The Guest Blog

Guest post by Jo Antoons, Partner, and Andreia Ghimis, EU Legal Affairs Specialist, Fragomen.

On January 17, the British Prime Minister, Theresa May, gave a speech explaining what she and her team understand ‘Brexit means Brexit’ is to be in fact. She took a strong stance, highlighting that her government prefers losing access to the European Single Market if the price to pay is an EU-dictated immigration policy. Time will tell whether her intransigence is genuine or simply a strategy to intimidate a nearly silent – for the time being – negotiation partner. Later on, the UK government led by Theresa May published a White Paper confirming this tough position and giving a bit more insight into what the UK wants from the EU in terms of immigration. But while numerous things remain to be clarified, the willingness to ensure legal certainty for UK nationals already in the EU and for EU nationals already in the UK seems to be a consistent element of the UK’s withdrawal guidelines.

On the other side of the channel we have not yet witnessed equally bold statements. The most outspoken institution on this issue has so far been the European Parliament, with a number of MEPs – among them the Parliament’s key Brexit negotiator, Guy Verhofstadt – arguing for the establishment of a new concept of ‘associated citizenship’ for UK nationals who will be losing their EU citizenship as a consequence of Brexit. Whereas this could be a way of preserving rights for UK nationals, a practical implementation of this idea is very hard to imagine. Furthermore, the Commission and the Council have remained stubbornly silent concerning all aspects of Brexit.

This confusing context has plunged many citizens into severe uncertainty. Individuals and businesses alike have been struggling even before the referendum to understand what Brexit will cost them, most of all in terms of their rights.

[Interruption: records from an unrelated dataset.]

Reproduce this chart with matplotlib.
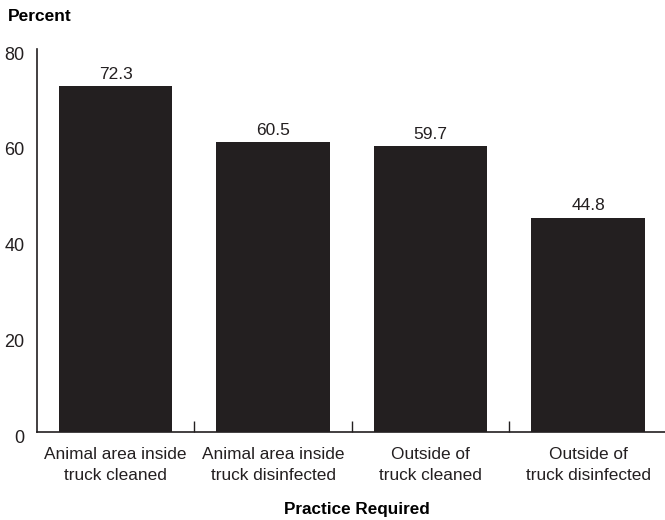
import matplotlib.pyplot as plt
import matplotlib.transforms as mtransforms
import numpy as np

categories = ["Animal area inside\ntruck cleaned", "Animal area inside\ntruck disinfected",
              "Outside of\ntruck cleaned", "Outside of\ntruck disinfected"]
values = [72.3, 60.5, 59.7, 44.8]

plt.rcParams['font.family'] = ['Liberation Sans', 'DejaVu Sans']

fig = plt.figure(figsize=(6.65, 5.2), dpi=100)
ax = fig.add_axes([0.0556, 0.169, 0.947, 0.737])

x = np.arange(len(categories))
bars = ax.bar(x, values, width=0.72, color='#231f20')
for xi, v in zip(x, values):
    ax.annotate(f"{v:.1f}", (xi, v), xytext=(0, 3), textcoords='offset points',
                ha='center', va='bottom', fontsize=12.5, color='#231f20')

ax.set_xlim(-0.5, 3.5)
ax.set_ylim(0, 80)
ax.set_yticks([0, 20, 40, 60, 80])
ax.tick_params(axis='y', length=0, labelsize=13, pad=9, colors='#231f20')
# y labels sit a few pixels below their values in the original
shift = mtransforms.ScaledTranslation(0, -3 / 72, fig.dpi_scale_trans)
for lbl in ax.get_yticklabels():
    lbl.set_transform(lbl.get_transform() + shift)
ax.set_xticks(x)
ax.set_xticklabels(categories, fontsize=12.4, color='#231f20', linespacing=1.5)
ax.tick_params(axis='x', length=0, pad=11)
ax.set_xticks([0.5, 1.5, 2.5], minor=True)
ax.tick_params(axis='x', which='minor', direction='in', length=8, width=1, color='#231f20')

for s in ['top', 'right']:
    ax.spines[s].set_visible(False)
for s in ['left', 'bottom']:
    ax.spines[s].set_color('#231f20')
    ax.spines[s].set_linewidth(1.2)

fig.text(0.012, 0.968, "Percent", fontsize=12.5, fontweight='bold', va='center', ha='left')
fig.text(0.537, 0.021, "Practice Required", fontsize=12.3, fontweight='bold', va='center', ha='center')

fig.savefig("out.png", dpi=100)
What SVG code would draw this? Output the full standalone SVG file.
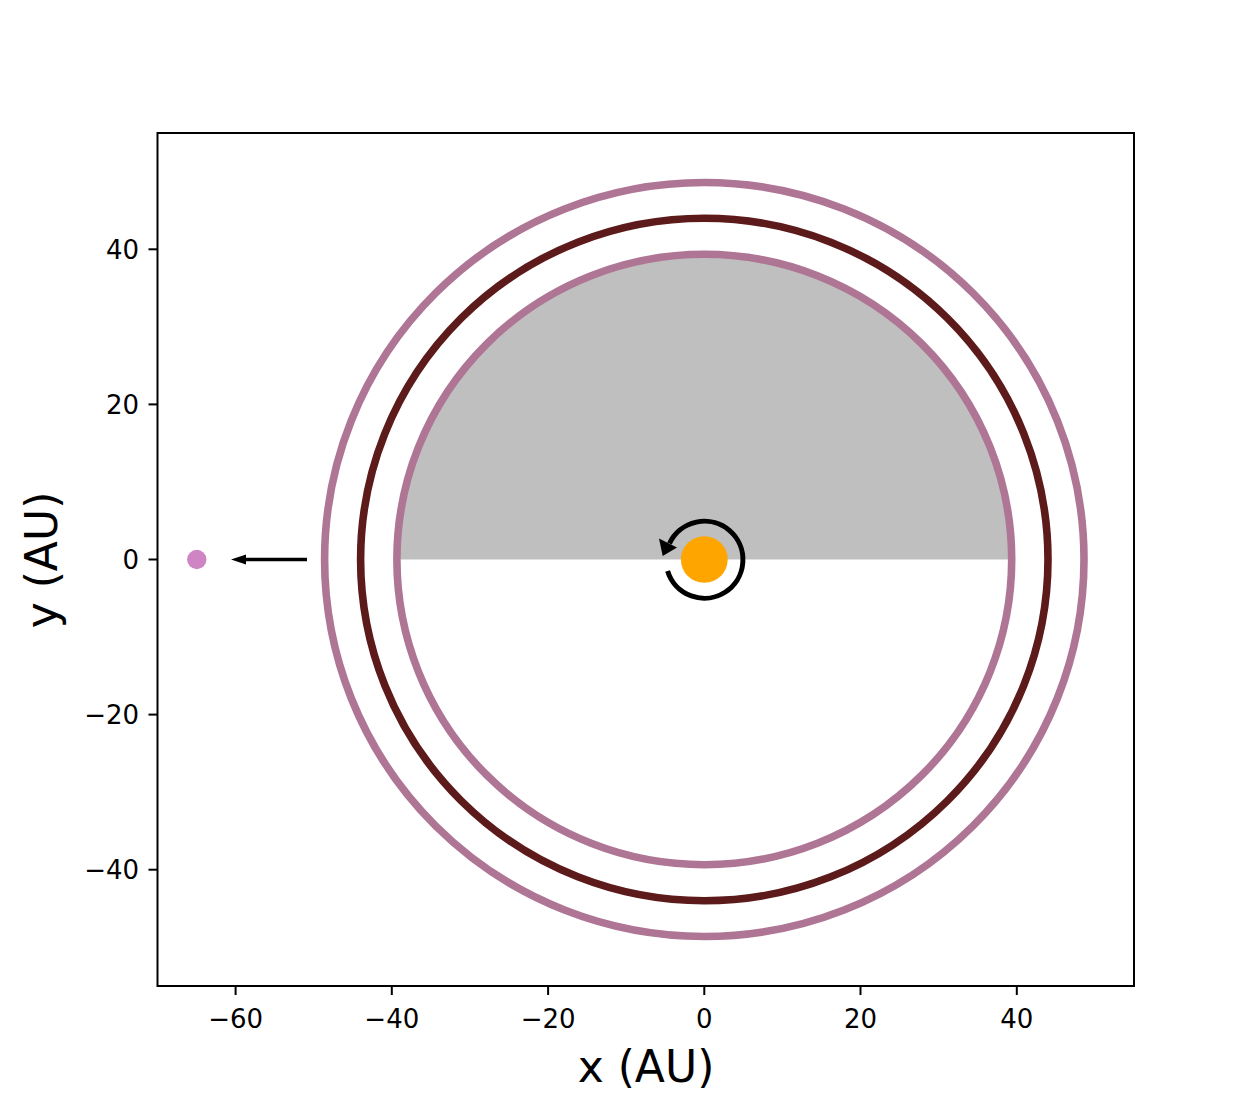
<svg xmlns="http://www.w3.org/2000/svg" width="1260" height="1108" viewBox="0 0 1260 1108">
<style>
.tick{stroke:#000;stroke-width:2}
.tl{font-family:"DejaVu Sans",sans-serif;font-size:26px;fill:#000}
.al{font-family:"DejaVu Sans",sans-serif;font-size:44px;fill:#000}
.ring{fill:none;stroke-width:7.6}
.pink{stroke:#af7595}
.dark{stroke:#5c1a1a}
</style>
<rect width="1260" height="1108" fill="#fff"/>
<g id="disk">
<path d="M396.9,559.5 A307.4,305.2 0 0 1 1011.7,559.5 Z" fill="#bfbfbf"/>
</g>
<g id="ring-inner"><ellipse class="ring pink" cx="704.3" cy="559.5" rx="307.4" ry="305.2"/></g>
<g id="ring-middle"><ellipse class="ring dark" cx="704.3" cy="559.5" rx="343.7" ry="341.3"/></g>
<g id="ring-outer"><ellipse class="ring pink" cx="704.3" cy="559.5" rx="379.7" ry="377"/></g>
<g id="sun"><ellipse cx="704.3" cy="559.5" rx="23.4" ry="23.2" fill="#ffa500"/></g>
<g id="body"><circle cx="196.8" cy="559.5" r="9.7" fill="#cf84c4"/></g>
<g id="connectors">
<path d="M667.6,571 A38.5,38.5 0 1 0 669.5,543.5" fill="none" stroke="#000" stroke-width="5"/>
<polygon points="662.7,556 659,538.5 677,547.5" fill="#000"/>
<line x1="307" y1="559.5" x2="245" y2="559.5" stroke="#000" stroke-width="3.5"/>
<polygon points="231,559.5 246,554.5 246,564.5" fill="#000"/>
</g>
<g id="axes">
<rect x="157.5" y="133" width="976.5" height="853" fill="none" stroke="#000" stroke-width="2"/>
<g class="tick">
<line x1="235.6" y1="986" x2="235.6" y2="995"/>
<line x1="391.8" y1="986" x2="391.8" y2="995"/>
<line x1="548.1" y1="986" x2="548.1" y2="995"/>
<line x1="704.3" y1="986" x2="704.3" y2="995"/>
<line x1="860.5" y1="986" x2="860.5" y2="995"/>
<line x1="1016.8" y1="986" x2="1016.8" y2="995"/>
<line x1="148.5" y1="249.3" x2="157.5" y2="249.3"/>
<line x1="148.5" y1="404.4" x2="157.5" y2="404.4"/>
<line x1="148.5" y1="559.5" x2="157.5" y2="559.5"/>
<line x1="148.5" y1="714.6" x2="157.5" y2="714.6"/>
<line x1="148.5" y1="869.7" x2="157.5" y2="869.7"/>
</g>
<g class="tl" text-anchor="middle">
<text x="235.6" y="1027.5">−60</text>
<text x="391.8" y="1027.5">−40</text>
<text x="548.1" y="1027.5">−20</text>
<text x="704.3" y="1027.5">0</text>
<text x="860.5" y="1027.5">20</text>
<text x="1016.8" y="1027.5">40</text>
</g>
<g class="tl" text-anchor="end">
<text x="139" y="258.8">40</text>
<text x="139" y="413.9">20</text>
<text x="139" y="569">0</text>
<text x="139" y="724.1">−20</text>
<text x="139" y="879.2">−40</text>
</g>
<text class="al" x="646" y="1082" text-anchor="middle">x (AU)</text>
<text class="al" transform="translate(57,560) rotate(-90)" text-anchor="middle">y (AU)</text>
</g>
</svg>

The sooner an end is put to this uncertainty, the better. As the moment when Article 50 is triggered is rapidly approaching, EU and UK negotiators will have to:

Start placing priority on people

Prime Minister May seems to have understood that before services, goods, trade and economy come people. This is why, one of her first priorities is to give guarantees to UK nationals living in EU countries and vice versa. In fact, it seems that the bilateral meetings between the UK and some EU countries have focused primarily on this topic. Now EU leaders must also acknowledge the particularly challenging circumstances of these citizens and work together with the British Prime Minister towards a solution as soon as divorce talks begin.

Be clear about who? when? and what?

Negotiators will have to be very specific about who exactly will be able to maintain post-Brexit rights and what rights these people will still be entitled to. A precise cut-off date will be crucial. In addition, policy makers will have to decide whether a simple residence or a long term residence in the EU/UK will be required by this date to maintain rights. And what rights are we talking about? The first rights that pop up in our minds are those deriving from the EU citizenship. But, in practice, people’s lives are far more complicated. They are not only asking about their right to free movement, to vote in EU and municipal elections, but also if their children will be entitled to equal treatment in terms of access to education, if their family will be able to visit them easily and if their spouse (third country national) will be able to maintain post-Brexit residence rights.

Understand what reciprocity means and how it can be delivered

There is no doubt that the EU and the UK will be aiming for reciprocal agreements both regarding the situation of their citizens currently residing in the UK/EU and concerning the future immigration rules between the two partners. However, while achieving reciprocity seems mostly a question of political will, reciprocity may prove to be more difficult to implement in practice than to agree on in theory. Indeed, obtaining full reciprocity can be harder than it appears. Apart from political commitment, creative legislative solutions will be needed.

On the one hand, despite the UK´s commitment to ensure certainty for EU citizens, the latter are currently facing huge administrative issues in trying to register to secure post-Brexit rights. On the other hand, the EU cannot define the rules on acquiring national citizenship, as this is a competence that is reserved for the individual member states, and can only regulate other type of immigration rules (for instance long term stays) by means of directives which give national administrations room for manoeuvre. This can lead to variable geometries. So, policy makers will have to pay attention to avoid that Brexit leads to UK citizens in Spain being treated more favourably than UK citizens in Germany, for example.

When discussions begin, but even before that, EU and UK negotiating teams will have to reach out to stakeholders and people on the ground to clearly understand what is at stake. We are certainly now at what seems to be a point of no return, but the destination, although fundamental, is still very much unknown.